** Start **

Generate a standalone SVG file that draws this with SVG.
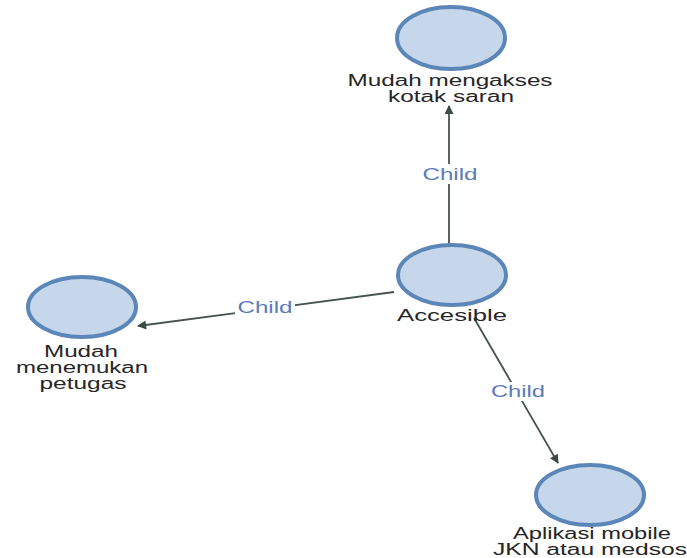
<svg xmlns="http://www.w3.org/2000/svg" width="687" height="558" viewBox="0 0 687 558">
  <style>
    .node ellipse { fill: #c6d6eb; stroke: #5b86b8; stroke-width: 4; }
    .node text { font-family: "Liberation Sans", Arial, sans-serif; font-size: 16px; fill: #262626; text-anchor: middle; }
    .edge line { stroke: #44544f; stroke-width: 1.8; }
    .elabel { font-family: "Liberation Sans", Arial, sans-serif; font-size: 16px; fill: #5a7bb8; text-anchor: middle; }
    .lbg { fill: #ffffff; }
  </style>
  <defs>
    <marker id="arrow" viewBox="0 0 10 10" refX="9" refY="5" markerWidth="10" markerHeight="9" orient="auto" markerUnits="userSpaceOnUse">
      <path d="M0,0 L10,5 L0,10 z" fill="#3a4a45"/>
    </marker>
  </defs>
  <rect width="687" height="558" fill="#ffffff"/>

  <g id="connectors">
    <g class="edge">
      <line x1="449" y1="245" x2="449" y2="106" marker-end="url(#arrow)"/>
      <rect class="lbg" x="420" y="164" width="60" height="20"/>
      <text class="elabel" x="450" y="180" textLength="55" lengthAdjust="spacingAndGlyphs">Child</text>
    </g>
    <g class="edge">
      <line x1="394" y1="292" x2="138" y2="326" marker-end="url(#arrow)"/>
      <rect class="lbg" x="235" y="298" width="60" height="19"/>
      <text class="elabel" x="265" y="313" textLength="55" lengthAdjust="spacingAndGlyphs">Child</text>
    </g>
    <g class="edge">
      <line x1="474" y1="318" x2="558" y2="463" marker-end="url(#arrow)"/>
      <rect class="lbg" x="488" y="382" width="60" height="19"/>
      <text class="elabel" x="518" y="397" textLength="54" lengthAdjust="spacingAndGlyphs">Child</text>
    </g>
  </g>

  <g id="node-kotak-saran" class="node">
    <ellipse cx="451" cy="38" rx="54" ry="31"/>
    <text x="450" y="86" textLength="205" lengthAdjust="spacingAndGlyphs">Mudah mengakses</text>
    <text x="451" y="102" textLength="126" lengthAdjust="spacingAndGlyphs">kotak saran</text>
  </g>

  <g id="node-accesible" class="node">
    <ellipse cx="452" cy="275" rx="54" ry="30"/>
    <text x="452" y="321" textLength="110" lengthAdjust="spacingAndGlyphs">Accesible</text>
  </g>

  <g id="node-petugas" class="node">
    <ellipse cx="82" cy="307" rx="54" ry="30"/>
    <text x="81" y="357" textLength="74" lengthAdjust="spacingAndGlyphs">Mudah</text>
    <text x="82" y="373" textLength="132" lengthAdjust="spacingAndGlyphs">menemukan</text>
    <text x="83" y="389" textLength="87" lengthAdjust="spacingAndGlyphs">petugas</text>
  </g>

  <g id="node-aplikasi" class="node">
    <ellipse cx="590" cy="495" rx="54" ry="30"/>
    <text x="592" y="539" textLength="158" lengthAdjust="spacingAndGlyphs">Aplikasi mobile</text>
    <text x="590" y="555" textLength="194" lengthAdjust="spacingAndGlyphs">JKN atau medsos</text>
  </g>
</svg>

** End **

STATED PROBLEM -
From the material above, copy everything exactly but the pictures.

RESPONSE TO THIS TASK -
Generate a standalone SVG file that draws this with SVG.
<svg xmlns="http://www.w3.org/2000/svg" width="687" height="558" viewBox="0 0 687 558">
  <style>
    .node ellipse { fill: #c6d6eb; stroke: #5b86b8; stroke-width: 4; }
    .node text { font-family: "Liberation Sans", Arial, sans-serif; font-size: 16px; fill: #262626; text-anchor: middle; }
    .edge line { stroke: #44544f; stroke-width: 1.8; }
    .elabel { font-family: "Liberation Sans", Arial, sans-serif; font-size: 16px; fill: #5a7bb8; text-anchor: middle; }
    .lbg { fill: #ffffff; }
  </style>
  <defs>
    <marker id="arrow" viewBox="0 0 10 10" refX="9" refY="5" markerWidth="10" markerHeight="9" orient="auto" markerUnits="userSpaceOnUse">
      <path d="M0,0 L10,5 L0,10 z" fill="#3a4a45"/>
    </marker>
  </defs>
  <rect width="687" height="558" fill="#ffffff"/>

  <g id="connectors">
    <g class="edge">
      <line x1="449" y1="245" x2="449" y2="106" marker-end="url(#arrow)"/>
      <rect class="lbg" x="420" y="164" width="60" height="20"/>
      <text class="elabel" x="450" y="180" textLength="55" lengthAdjust="spacingAndGlyphs">Child</text>
    </g>
    <g class="edge">
      <line x1="394" y1="292" x2="138" y2="326" marker-end="url(#arrow)"/>
      <rect class="lbg" x="235" y="298" width="60" height="19"/>
      <text class="elabel" x="265" y="313" textLength="55" lengthAdjust="spacingAndGlyphs">Child</text>
    </g>
    <g class="edge">
      <line x1="474" y1="318" x2="558" y2="463" marker-end="url(#arrow)"/>
      <rect class="lbg" x="488" y="382" width="60" height="19"/>
      <text class="elabel" x="518" y="397" textLength="54" lengthAdjust="spacingAndGlyphs">Child</text>
    </g>
  </g>

  <g id="node-kotak-saran" class="node">
    <ellipse cx="451" cy="38" rx="54" ry="31"/>
    <text x="450" y="86" textLength="205" lengthAdjust="spacingAndGlyphs">Mudah mengakses</text>
    <text x="451" y="102" textLength="126" lengthAdjust="spacingAndGlyphs">kotak saran</text>
  </g>

  <g id="node-accesible" class="node">
    <ellipse cx="452" cy="275" rx="54" ry="30"/>
    <text x="452" y="321" textLength="110" lengthAdjust="spacingAndGlyphs">Accesible</text>
  </g>

  <g id="node-petugas" class="node">
    <ellipse cx="82" cy="307" rx="54" ry="30"/>
    <text x="81" y="357" textLength="74" lengthAdjust="spacingAndGlyphs">Mudah</text>
    <text x="82" y="373" textLength="132" lengthAdjust="spacingAndGlyphs">menemukan</text>
    <text x="83" y="389" textLength="87" lengthAdjust="spacingAndGlyphs">petugas</text>
  </g>

  <g id="node-aplikasi" class="node">
    <ellipse cx="590" cy="495" rx="54" ry="30"/>
    <text x="592" y="539" textLength="158" lengthAdjust="spacingAndGlyphs">Aplikasi mobile</text>
    <text x="590" y="555" textLength="194" lengthAdjust="spacingAndGlyphs">JKN atau medsos</text>
  </g>
</svg>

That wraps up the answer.